• DIRECTIONS FOR THIS TASK: Line by line, repeat the data below exactly, beginning at the first line and ending at the line with "import numpy as np". Omit pictures.

• SUPPLIED DATA:
>> START

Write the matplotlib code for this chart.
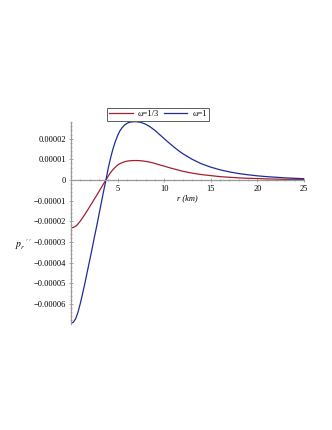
import matplotlib
matplotlib.use("Agg")
import matplotlib.pyplot as plt
import numpy as np

# values (units of 1e-5)
r_vals = [0, 0.25, 0.5, 0.75, 1.0, 1.25, 1.5, 1.75, 2.0, 2.25, 2.5, 2.75, 3.0, 3.25,
          3.5, 3.75, 4.0, 4.25, 4.5, 4.75, 5.0, 5.25, 5.5, 5.75, 6.0, 6.25, 6.5, 6.75,
          7.0, 7.5, 8.0, 8.5, 9.0, 9.5, 10.0, 10.5, 11.0, 11.5, 12.0, 13.0, 14.0, 15.0,
          16.0, 17.0, 18.0, 19.0, 20.0, 21.0, 22.0, 23.0, 24.0, 25.0]
p_third = [-2.32, -2.30, -2.24, -2.13, -1.99, -1.83, -1.66, -1.48, -1.30, -1.12, -0.93,
           -0.75, -0.56, -0.37, -0.18, 0.0, 0.19, 0.36, 0.50, 0.62, 0.72, 0.79, 0.84,
           0.88, 0.91, 0.925, 0.935, 0.94, 0.94, 0.93, 0.90, 0.86, 0.80, 0.73, 0.67,
           0.60, 0.54, 0.48, 0.42, 0.33, 0.26, 0.21, 0.16, 0.13, 0.10, 0.08, 0.07, 0.05,
           0.04, 0.03, 0.03, 0.02]
p_one = [-6.94, -6.89, -6.72, -6.40, -5.98, -5.49, -4.98, -4.44, -3.90, -3.36, -2.79,
         -2.25, -1.68, -1.11, -0.54, 0.0, 0.58, 1.07, 1.50, 1.85, 2.15, 2.38, 2.54, 2.66,
         2.74, 2.79, 2.81, 2.82, 2.82, 2.79, 2.70, 2.57, 2.40, 2.20, 2.00, 1.80, 1.61,
         1.43, 1.27, 1.00, 0.78, 0.62, 0.49, 0.39, 0.31, 0.25, 0.20, 0.16, 0.13, 0.10,
         0.08, 0.06]

xticks = [5, 10, 15, 20, 25]
yticks = [-6, -5, -4, -3, -2, -1, 0, 1, 2]
ylabels = ["\u22120.00006", "\u22120.00005", "\u22120.00004", "\u22120.00003",
           "\u22120.00002", "\u22120.00001", "0", "0.00001", "0.00002"]

plt.rcParams["font.family"] = "Liberation Serif"
plt.rcParams["mathtext.fontset"] = "stix"

fig = plt.figure(figsize=(3.32, 4.30), dpi=100)
ax = fig.add_axes([71 / 332, 1 - 323.5 / 430, 233 / 332, 202 / 430])

scale = 1e-5
ax.plot(r_vals, np.array(p_third) * scale, color="#a3202e", lw=0.9, label="\u03c9=1/3")
ax.plot(r_vals, np.array(p_one) * scale, color="#1f2b99", lw=0.9, label="\u03c9=1")

ax.set_xlim(0, 25)
ax.set_ylim(-6.95e-5, 2.83e-5)

for s in ["top", "right"]:
    ax.spines[s].set_visible(False)
ax.spines["left"].set_position(("data", 0))
ax.spines["bottom"].set_position(("data", 0))
for s in ["left", "bottom"]:
    ax.spines[s].set_color("#999999")
    ax.spines[s].set_linewidth(0.9)

ax.set_xticks(xticks)
ax.set_xticklabels([str(t) for t in xticks])
ax.set_xticks(np.arange(1, 26), minor=True)
ax.set_yticks(np.array(yticks) * scale)
ax.set_yticklabels(ylabels)
ax.set_yticks(np.arange(-6.8, 2.81, 0.2) * scale, minor=True)
ax.tick_params(which="major", direction="inout", length=3, width=0.6, color="#999999",
               labelsize=6, pad=2)
ax.tick_params(which="minor", direction="inout", length=1.5, width=0.5, color="#999999")

fig.text(187 / 332, 1 - 198 / 430, "r (km)", fontsize=6, style="italic",
         ha="center", va="center")
fig.text(24 / 332, 1 - 245 / 430, r"$p_r\,'\,'$", fontsize=7, ha="center", va="center")

leg = fig.legend(loc="center", bbox_to_anchor=(158 / 332, 1 - 114 / 430), ncol=2,
                 fontsize=6, frameon=True, fancybox=False, handlelength=2.8,
                 handletextpad=0.6, columnspacing=0.6, borderpad=0.3,
                 borderaxespad=0)
leg.get_frame().set_edgecolor("#333333")
leg.get_frame().set_linewidth(0.7)

fig.savefig("out.png", dpi=100)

>> END

• EXERCISE RESULT:
Write the matplotlib code for this chart.
import matplotlib
matplotlib.use("Agg")
import matplotlib.pyplot as plt
import numpy as np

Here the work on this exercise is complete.